Dr. Michael Karpf, right, shows the atrium construction to Ed Lane, left, and Mark Green of The Lane Report magazine. Photos by Tom Eblen


Group helps citizens improve Kentucky health care

June 13, 2010

Just thinking about America’s health care and insurance system can make your head hurt.

Our system costs too much, doesn’t work well enough and leaves too many people out. The new reform law includes more people, but it doesn’t do enough to improve care or rein in costs. It was little more than a first step in what is sure to be a long journey toward making health care more effective and affordable.

What should the next steps be? That is what the Friedell Committee for Health System Transformation is trying to help Kentuckians figure out.

The committee is named for and headed by Dr. Gilbert Friedell, director emeritus of the University of Kentucky’s Markey Cancer Center. It hopes to do for health care reform in Kentucky what the Prichard Committee for Academic Excellence did for education reform: engage Kentuckians, not just experts, in finding better ways to do things.

Part of the problem is that, unlike education, health care isn’t so much a system as a disjointed collection of business sectors. Many profit by exploiting the system’s inefficiencies or by providing services, not by making the system more efficient or improving health. Medicaid and Medicare, the government programs for the poor and elderly, have a huge influence on everyone’s care — and cost of care.

The Friedell Committee is a non-partisan, non-profit group of 50 people from across Kentucky. Some are health care or social service professionals, but most come from other walks of life. Many are retirees who have expertise, but no vested interest that they must represent. They research problems and possible solutions and urge community education and action.

The Friedell Committee began in 2008, but its creation goes back to 1992, when state and national leaders first started talking seriously about health care reform. Public hearings in each of Kentucky’s 15 area development districts attracted 5,000 participants; their recorded comments were collected into a 2,000-page transcript.
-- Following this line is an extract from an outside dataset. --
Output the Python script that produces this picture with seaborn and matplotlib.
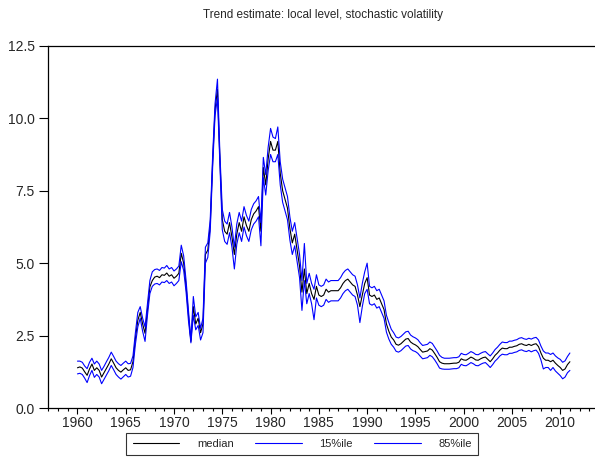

Friedell said an analysis of that transcript led to the group’s 10 value-based principles for health care reform. Those include making health systems accountable to the public, and making health professionals responsible for providing safe and effective care.

Among the committee’s other principles: Individuals and families should have fair and equal access to high-quality, high-value and affordable care. Patients should be treated with respect. Individuals and communities must share responsibility for health and the cost of care.

As with education, Kentucky has many health-care challenges. Kentuckians eat too much, smoke too much and exercise too little, putting the state at or near the top of national rates for cancer, heart disease, diabetes and premature death. The challenge isn’t just treating illness, but promoting healthier lifestyles.

Because this is a relatively poor state, one in five Kentuckians is on Medicaid. Because of changes in federal legislation, that number is expected to be one in four, or about 1 million Kentuckians, by 2014.

I attended part of the committee’s semi-annual meeting last week in Lexington, where working groups discussed issues they are investigating. One group is working with Kentucky hospitals to track hospital-acquired infections, which kill many patients. Another is looking into team approaches for providing primary care at lower cost. Federal legislation provides incentives for developing such new models of care; 44 states now have demonstration projects, but Kentucky isn’t one of them.

The committee just launched an effort to find at least one “success story” from each Kentucky county for improving health care, fitness or nutrition. The hope is that publicizing those stories will inspire other counties to copy or adapt them.

For more information, go to the committee’s Web site: www.friedellcommittee.org.

“We don’t claim to have all the answers,” said Carolyn Dennis, the committee’s executive director. “We just want to empower citizens to ask the right questions.”